Here’s a list which should include most of the important factors:

  • Batch norm

  • Better LR schedules

  • Residual connections

  • MBConv

  • NAS

  • ReLU

  • Attention

  • Augmentation schemes

  • Some other tweaks to the training process

  • Moar compute

Part of the smoothness comes from compute scaling, but I think another important factor is the control system of researchers trying to achieve SOTA (compare to does reality drive straight lines on graphs, or do straight lines on graphs drive reality?).

For instance, consider the batch norm paper. Despite batch norm being a relatively large advancement (removing it would greatly harm performance with current models even after retuning), the improvement in top 5 SOTA error from this paper is only from 4.94% to 4.82%. This is likely because the researchers only bothered to improve performance until the SOTA threshold was reached. When surpassing SOTA by a large amount is easy, this situation likely differs, but that seems uncommon (it does seem to have been the case for resnet).
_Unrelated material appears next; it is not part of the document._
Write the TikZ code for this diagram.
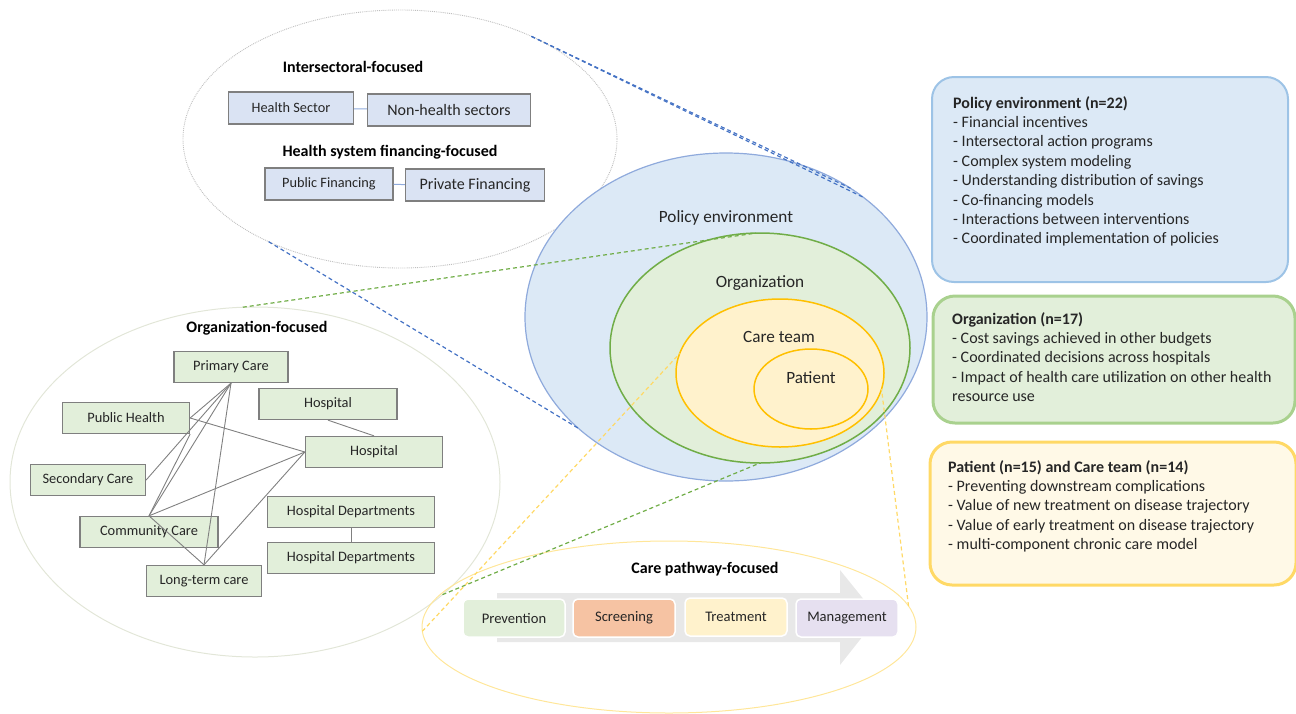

This presents a reason to be wary of generalizing smooth progress on benchmarks to smooth AI progress in future high investment scenarios where research incentives could differ greatly.

(I’m also planning on writing a post on gears level models of where smooth AI progress could come from, but I wanted to write this first as a standalone post. Edit: here is the post)


  1. ↩︎

    Yes, ImageNet SOTA is mostly meaningless garbage. This post is actually trying to increase the rate at which the fully automatic nail gun is shooting at that particular dead horse containing coffin.